Caernarfon has been a town of political and economic importance. Positioned on the fertile and mineral rich territory at a small natural harbour at the mouth of the Afon Seiont north of Snowdonia, standing guard over the Menai Strait opposite the Isle of Anglesey, the Celts settled here, later to be ruled over by the Romans from their Caernarfon fort. When the Romans left, the Kingdom of Gwynedd emerged in North Wales, until, after centuries of Norman and Plantagenet coveting and encroachment, Edward I took Wales and filled it with his castles to impose his control. Caernarfon was chosen for one of the most substantial fortifications, with an extremely expensive new walled town and garrison built to administer the new English-style shire county of Caernarfonshire. The Royal Town’s historical status is reflected in its hosting the investiture ceremonies for Princes of Wales.
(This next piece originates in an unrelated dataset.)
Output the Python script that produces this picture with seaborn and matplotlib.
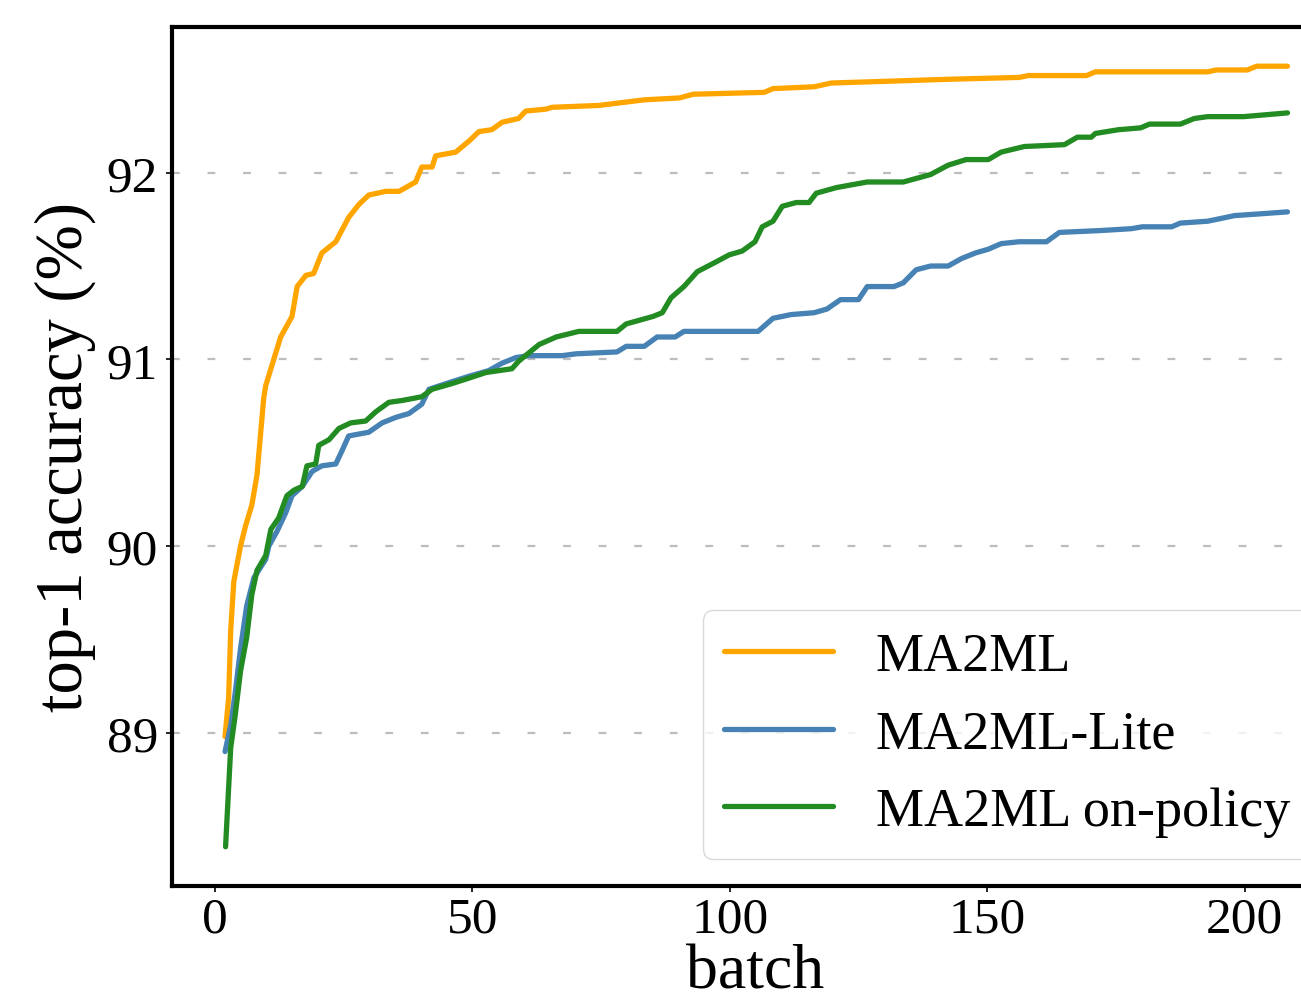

But Princes of Wales aren’t made all that often. The harbour is tiny and shallow by today’s standards. The Menai Strait needs no guard. The garrison has been empty for centuries. The railway came and went already, and the modern road is more curse than asset. And so with the latest recession it has been looking a bit sad.
Not the terminal feel that I get from its neighbour up the coast, Llandudno, I don’t think. The castle and walls stand as strong as ever; the market square and sea front, when not given up to long rows of static automobiles, can still be nice places; and the Welsh Highland tourist railway has reached the town. There was evidence of care when I last walked around, a year ago. Down but not out, perhaps.